You are viewing a plain text version of this content. The canonical link for it is here.
Posted to user@whirr.apache.org by Olivier Grisel <ol...@ensta.org> on 2011/01/14 00:34:48 UTC

EC2 vs RackSpace for CPU bound and IO bound MapReduce jobs?

Hi all,

Has anyone tried to compare the speed / $ ratio for CPU bounds and IO
Hadoop MapReduce jobs?

I have the impression that IO on EC2 is not very good: the duration of
"distcp" command from and to S3 to and from HDFS over local disk on
the same amount of data can vary a lot from one run to another. Is it
the case on the rackspace cloud?

-- 
Olivier
http://twitter.com/ogrisel - http://github.com/ogrisel

Re: EC2 vs RackSpace for CPU bound and IO bound MapReduce jobs?

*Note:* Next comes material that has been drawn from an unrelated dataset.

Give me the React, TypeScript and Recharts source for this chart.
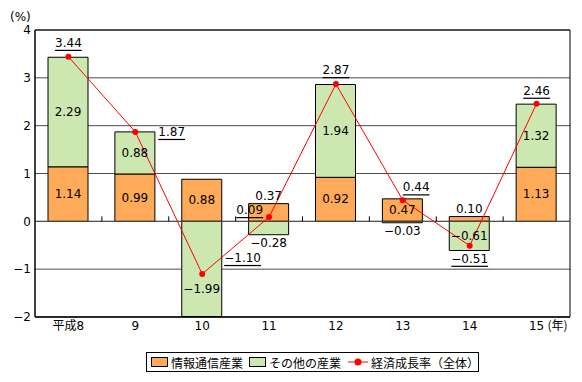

Posted by Tom White <to...@gmail.com>.
Hi Olivier,

This would be an interesting experiment to run! There are benchmarks
in Whirr that make this straightforward, see
https://cwiki.apache.org/confluence/display/WHIRR/Running+Benchmarks.

Cheers,
Tom

On Thu, Jan 13, 2011 at 3:34 PM, Olivier Grisel
<ol...@ensta.org> wrote:
> Hi all,
>
> Has anyone tried to compare the speed / $ ratio for CPU bounds and IO
> Hadoop MapReduce jobs?
>
> I have the impression that IO on EC2 is not very good: the duration of
> "distcp" command from and to S3 to and from HDFS over local disk on
> the same amount of data can vary a lot from one run to another. Is it
> the case on the rackspace cloud?
>
> --
> Olivier
> http://twitter.com/ogrisel - http://github.com/ogrisel
>